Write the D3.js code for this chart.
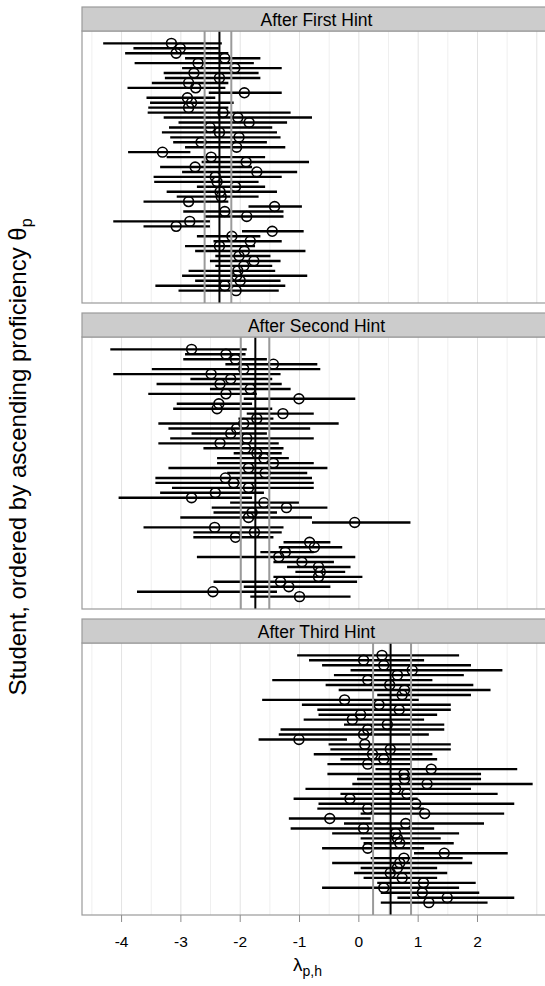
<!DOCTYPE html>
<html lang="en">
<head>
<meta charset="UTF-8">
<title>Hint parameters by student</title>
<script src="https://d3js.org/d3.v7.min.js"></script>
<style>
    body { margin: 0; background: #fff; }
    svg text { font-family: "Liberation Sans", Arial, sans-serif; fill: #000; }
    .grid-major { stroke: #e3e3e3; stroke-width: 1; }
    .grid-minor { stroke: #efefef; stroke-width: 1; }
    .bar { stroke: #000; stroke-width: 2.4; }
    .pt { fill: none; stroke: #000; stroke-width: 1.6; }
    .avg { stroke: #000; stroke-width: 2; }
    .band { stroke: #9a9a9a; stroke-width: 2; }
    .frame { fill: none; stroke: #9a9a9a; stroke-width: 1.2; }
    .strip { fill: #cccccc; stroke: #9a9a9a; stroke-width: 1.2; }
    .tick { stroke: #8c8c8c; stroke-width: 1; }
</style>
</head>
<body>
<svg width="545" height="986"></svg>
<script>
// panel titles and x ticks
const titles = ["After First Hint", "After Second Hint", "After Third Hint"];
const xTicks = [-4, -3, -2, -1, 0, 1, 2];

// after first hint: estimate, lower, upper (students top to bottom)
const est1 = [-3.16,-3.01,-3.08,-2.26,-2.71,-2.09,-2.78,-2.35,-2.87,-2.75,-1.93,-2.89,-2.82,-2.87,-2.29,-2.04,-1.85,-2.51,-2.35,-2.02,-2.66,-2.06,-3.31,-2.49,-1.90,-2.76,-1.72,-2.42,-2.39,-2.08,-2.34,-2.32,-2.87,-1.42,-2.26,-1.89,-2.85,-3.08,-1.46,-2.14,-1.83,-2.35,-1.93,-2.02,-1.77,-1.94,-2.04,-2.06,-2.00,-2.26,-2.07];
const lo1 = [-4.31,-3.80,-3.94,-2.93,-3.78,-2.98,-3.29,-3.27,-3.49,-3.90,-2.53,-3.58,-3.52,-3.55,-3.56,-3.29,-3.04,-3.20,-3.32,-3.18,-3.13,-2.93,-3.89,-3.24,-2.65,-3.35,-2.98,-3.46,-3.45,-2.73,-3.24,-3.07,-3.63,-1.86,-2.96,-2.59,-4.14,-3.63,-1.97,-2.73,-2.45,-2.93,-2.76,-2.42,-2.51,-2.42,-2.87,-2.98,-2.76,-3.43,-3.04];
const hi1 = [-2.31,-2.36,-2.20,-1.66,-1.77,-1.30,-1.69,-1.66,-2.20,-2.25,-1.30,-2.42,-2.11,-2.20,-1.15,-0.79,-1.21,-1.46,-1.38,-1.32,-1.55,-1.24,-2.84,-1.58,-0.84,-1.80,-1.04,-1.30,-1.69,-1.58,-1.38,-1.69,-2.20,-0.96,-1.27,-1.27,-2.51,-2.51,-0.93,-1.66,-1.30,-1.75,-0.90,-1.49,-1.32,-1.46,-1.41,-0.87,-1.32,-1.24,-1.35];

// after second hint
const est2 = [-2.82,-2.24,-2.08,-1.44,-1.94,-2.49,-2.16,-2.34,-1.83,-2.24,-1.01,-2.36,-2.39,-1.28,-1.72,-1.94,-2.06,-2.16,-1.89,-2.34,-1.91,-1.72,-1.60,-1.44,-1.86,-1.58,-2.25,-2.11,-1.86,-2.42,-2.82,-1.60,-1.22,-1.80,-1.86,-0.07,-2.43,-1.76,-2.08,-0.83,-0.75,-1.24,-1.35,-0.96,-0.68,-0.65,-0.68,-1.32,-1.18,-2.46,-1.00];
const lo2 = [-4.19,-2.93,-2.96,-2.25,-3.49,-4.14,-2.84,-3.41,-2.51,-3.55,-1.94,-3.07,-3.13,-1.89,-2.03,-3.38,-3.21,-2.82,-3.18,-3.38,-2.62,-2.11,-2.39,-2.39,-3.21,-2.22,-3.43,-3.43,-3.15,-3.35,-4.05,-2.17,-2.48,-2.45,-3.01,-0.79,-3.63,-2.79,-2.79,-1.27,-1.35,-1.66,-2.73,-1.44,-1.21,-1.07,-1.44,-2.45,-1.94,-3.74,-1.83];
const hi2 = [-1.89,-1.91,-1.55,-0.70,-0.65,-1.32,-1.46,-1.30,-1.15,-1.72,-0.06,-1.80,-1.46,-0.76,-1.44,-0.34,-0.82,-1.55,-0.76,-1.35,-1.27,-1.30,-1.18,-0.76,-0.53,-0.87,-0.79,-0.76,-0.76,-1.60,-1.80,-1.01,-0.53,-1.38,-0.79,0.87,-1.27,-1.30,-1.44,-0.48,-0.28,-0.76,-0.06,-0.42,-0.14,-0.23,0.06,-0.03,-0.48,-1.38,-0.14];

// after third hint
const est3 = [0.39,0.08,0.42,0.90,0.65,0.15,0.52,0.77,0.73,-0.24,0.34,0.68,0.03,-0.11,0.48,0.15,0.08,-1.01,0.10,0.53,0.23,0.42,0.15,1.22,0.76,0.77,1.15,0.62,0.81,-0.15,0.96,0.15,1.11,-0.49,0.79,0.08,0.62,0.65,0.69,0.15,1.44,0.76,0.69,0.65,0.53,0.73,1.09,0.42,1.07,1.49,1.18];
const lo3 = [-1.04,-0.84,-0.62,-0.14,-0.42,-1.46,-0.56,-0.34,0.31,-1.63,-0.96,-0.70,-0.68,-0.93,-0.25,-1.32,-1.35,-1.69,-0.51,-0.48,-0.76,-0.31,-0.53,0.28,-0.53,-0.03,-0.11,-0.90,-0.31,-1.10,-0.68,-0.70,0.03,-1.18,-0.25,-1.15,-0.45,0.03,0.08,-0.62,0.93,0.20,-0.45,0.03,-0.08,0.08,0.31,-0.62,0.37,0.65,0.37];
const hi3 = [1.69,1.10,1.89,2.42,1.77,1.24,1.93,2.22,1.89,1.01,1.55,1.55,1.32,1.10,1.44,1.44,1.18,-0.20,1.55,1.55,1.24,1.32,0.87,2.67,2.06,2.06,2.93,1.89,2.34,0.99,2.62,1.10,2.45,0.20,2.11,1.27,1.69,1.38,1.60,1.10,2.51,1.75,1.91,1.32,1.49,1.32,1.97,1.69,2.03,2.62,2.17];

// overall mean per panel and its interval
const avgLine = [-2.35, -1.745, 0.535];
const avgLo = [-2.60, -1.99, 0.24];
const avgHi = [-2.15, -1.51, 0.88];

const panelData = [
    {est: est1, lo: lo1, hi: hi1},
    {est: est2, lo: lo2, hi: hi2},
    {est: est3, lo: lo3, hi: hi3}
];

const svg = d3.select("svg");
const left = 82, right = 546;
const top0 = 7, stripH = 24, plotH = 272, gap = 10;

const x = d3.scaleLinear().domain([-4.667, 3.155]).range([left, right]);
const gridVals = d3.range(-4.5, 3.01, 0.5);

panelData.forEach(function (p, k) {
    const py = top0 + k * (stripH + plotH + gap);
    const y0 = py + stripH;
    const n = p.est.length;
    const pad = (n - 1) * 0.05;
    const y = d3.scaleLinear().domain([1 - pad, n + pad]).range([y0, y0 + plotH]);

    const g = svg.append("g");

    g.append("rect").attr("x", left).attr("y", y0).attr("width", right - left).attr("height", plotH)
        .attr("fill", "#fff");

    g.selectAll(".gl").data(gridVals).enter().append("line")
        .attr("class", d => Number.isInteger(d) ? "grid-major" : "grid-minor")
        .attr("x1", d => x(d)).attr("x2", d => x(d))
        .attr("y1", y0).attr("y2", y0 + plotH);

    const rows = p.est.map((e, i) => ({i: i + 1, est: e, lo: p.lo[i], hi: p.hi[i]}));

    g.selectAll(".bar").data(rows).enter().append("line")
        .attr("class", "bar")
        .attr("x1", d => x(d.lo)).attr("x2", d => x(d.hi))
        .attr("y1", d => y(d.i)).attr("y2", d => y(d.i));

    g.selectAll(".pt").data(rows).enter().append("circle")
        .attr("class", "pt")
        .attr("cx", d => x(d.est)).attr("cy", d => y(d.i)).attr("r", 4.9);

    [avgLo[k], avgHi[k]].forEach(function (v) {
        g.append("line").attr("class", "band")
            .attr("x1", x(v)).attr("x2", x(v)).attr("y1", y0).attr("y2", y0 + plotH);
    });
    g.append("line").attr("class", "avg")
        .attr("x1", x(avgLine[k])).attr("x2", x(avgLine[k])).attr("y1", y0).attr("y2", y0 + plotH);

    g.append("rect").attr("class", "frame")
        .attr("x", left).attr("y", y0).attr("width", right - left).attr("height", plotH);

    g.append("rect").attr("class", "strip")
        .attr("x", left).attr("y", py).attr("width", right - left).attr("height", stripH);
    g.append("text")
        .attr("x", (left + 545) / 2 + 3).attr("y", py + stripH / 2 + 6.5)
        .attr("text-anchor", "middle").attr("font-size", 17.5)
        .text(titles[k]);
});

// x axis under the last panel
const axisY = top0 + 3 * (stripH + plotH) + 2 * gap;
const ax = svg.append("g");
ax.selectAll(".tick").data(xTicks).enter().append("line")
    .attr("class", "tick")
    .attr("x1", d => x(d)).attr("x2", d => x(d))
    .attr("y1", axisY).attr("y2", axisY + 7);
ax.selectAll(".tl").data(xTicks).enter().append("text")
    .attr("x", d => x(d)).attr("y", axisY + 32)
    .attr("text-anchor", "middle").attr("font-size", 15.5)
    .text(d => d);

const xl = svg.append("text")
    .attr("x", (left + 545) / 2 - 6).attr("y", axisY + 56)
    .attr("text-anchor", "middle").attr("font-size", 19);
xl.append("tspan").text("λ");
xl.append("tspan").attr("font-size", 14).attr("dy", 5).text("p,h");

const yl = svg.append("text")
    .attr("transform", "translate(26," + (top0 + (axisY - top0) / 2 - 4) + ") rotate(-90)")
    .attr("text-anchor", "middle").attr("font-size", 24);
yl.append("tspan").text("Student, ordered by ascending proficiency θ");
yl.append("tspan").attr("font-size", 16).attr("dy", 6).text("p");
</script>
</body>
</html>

━━━━━━━━

Give back exactly the lines from the first line of the data through the line with "const xTicks = [-4, -3, -2, -1, 0, 1, 2];", pictures excluded.

Write the D3.js code for this chart.
<!DOCTYPE html>
<html lang="en">
<head>
<meta charset="UTF-8">
<title>Hint parameters by student</title>
<script src="https://d3js.org/d3.v7.min.js"></script>
<style>
    body { margin: 0; background: #fff; }
    svg text { font-family: "Liberation Sans", Arial, sans-serif; fill: #000; }
    .grid-major { stroke: #e3e3e3; stroke-width: 1; }
    .grid-minor { stroke: #efefef; stroke-width: 1; }
    .bar { stroke: #000; stroke-width: 2.4; }
    .pt { fill: none; stroke: #000; stroke-width: 1.6; }
    .avg { stroke: #000; stroke-width: 2; }
    .band { stroke: #9a9a9a; stroke-width: 2; }
    .frame { fill: none; stroke: #9a9a9a; stroke-width: 1.2; }
    .strip { fill: #cccccc; stroke: #9a9a9a; stroke-width: 1.2; }
    .tick { stroke: #8c8c8c; stroke-width: 1; }
</style>
</head>
<body>
<svg width="545" height="986"></svg>
<script>
// panel titles and x ticks
const titles = ["After First Hint", "After Second Hint", "After Third Hint"];
const xTicks = [-4, -3, -2, -1, 0, 1, 2];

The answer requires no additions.